Zambrano entregó en 1946 a Orígenes un fragmento reflexivo sobre este mal, que luego, revisado, incluiría en su libro El hombre y lo divino (1955).1 La filósofa andaluza hace gala de sus conocimientos de las culturas clásicas, de su sintonía con el pensamiento de san Agustín y de su cercanía con algunas aristas de pensadores como Unamuno y Ortega y Gasset y, con agudeza, entra en las oscuras interioridades del envidioso para descubrir ese proceso en que la imagen del prójimo se desfigura y se aleja para convertirse en “el otro”.

Hace años vi un grabado medieval que representaba a una especie de monstruo de remota apariencia humana, que sostenía en sus brazos una serpiente y esta le devoraba el corazón. Era el símbolo de la envidia. El peligroso reptil encuentra siempre pretextos para deslizarse hacia el órgano vital, lo mismo se vale de las diferencias económicas, de las reales o supuestas ventajas que algunos poseen, de los éxitos que obtienen ciertos deportistas, artistas, científicos o emprendedores y hasta de la felicidad familiar. Su mordisco inocula a toda una turba de resentidos, ya para siempre tristes por la alegría ajena, y dispuestos a dañarla para intentar saciar el ardor de sus frustraciones.

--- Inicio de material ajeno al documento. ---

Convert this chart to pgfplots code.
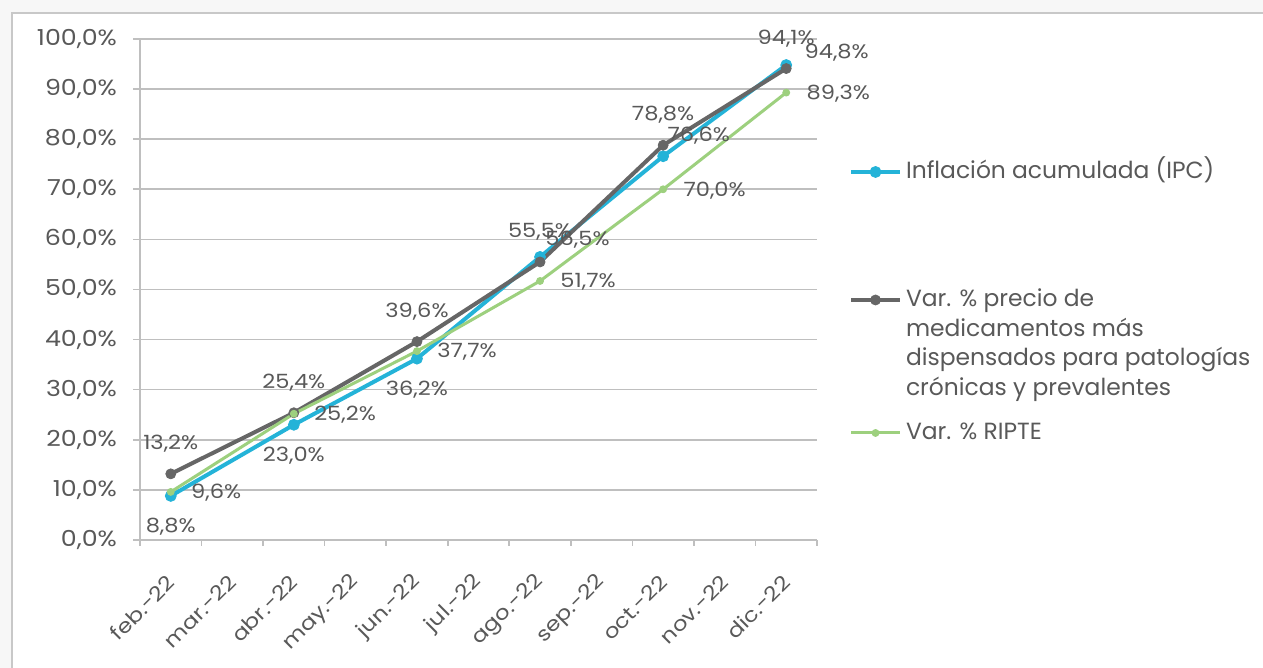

Un país donde proliferan los envidiosos mal podrá engendrar un hombre nuevo, por el contrario, será semejante a un infierno terrestre. Las páginas de María deberían ponerse junto a la homilía del Papa Francisco, pronunciada en la Casa Santa Marta, el 21 de enero de 2016, en la festividad de Santa Inés, virgen y mártir, en el empeño de examinarnos y procurar desarraigar de nuestro ámbito un mal que conduce a la violencia y a la muerte espiritual:

“En el corazón, los celos o la envidia crecen como mala hierba: crece y no deja crecer la hierba buena. Todo lo que le parece que le hace sombra, le hace mal. ¡Nunca está en paz! ¡Es un corazón atormentado, un corazón feo! Además, el corazón envidioso –como escuchamos aquí– lleva a matar, a la muerte. Y la Escritura lo dice claro: por la envidia del diablo, entró la muerte en el mundo.

[…]

”Y yo, pensando y reflexionando sobre este pasaje de la Escritura, me invito a mí mismo y a todos a buscar si en mi corazón hay algo de celos, algo de envidia, que siempre lleva a la muerte y no me hace feliz. Porque esta enfermedad nos lleva a ver lo bueno que hay en el otro como si estuviera en tu contra. ¡Y éste es un pecado feo! Es el comienzo de tantas, tantas criminalidades. Pidamos al Señor que nos dé la gracia de no abrir el corazón a los celos, de no abrir el corazón a las envidias, porque estas cosas llevan siempre a la muerte.

[…]

”La envidia –según la interpretación de Pilatos, que era muy inteligente, ¡pero cobarde!– es la que llevó a la muerte a Jesús. El instrumento, el último instrumento. Se lo habían entregado por envidia. Pidamos también al Señor la gracia de no entregar nunca, por envidia, a un hermano a la muerte, a una hermana de la parroquia, de la comunidad, tampoco a un vecino del barrio: cada uno tiene sus pecados, cada uno tiene sus virtudes. Son propias de cada uno. Ver el bien y no matar con los chismes, por envidia o por celos”.

Nota

1 En este libro aparece en la sección tercera, titulada “Los procesos de lo divino”, el texto “El infierno terrestre: la envidia”; su primera parte es la que apareció en Orígenes, a ella se agrega una segunda, denominada “El infierno terrestre: la sombra”.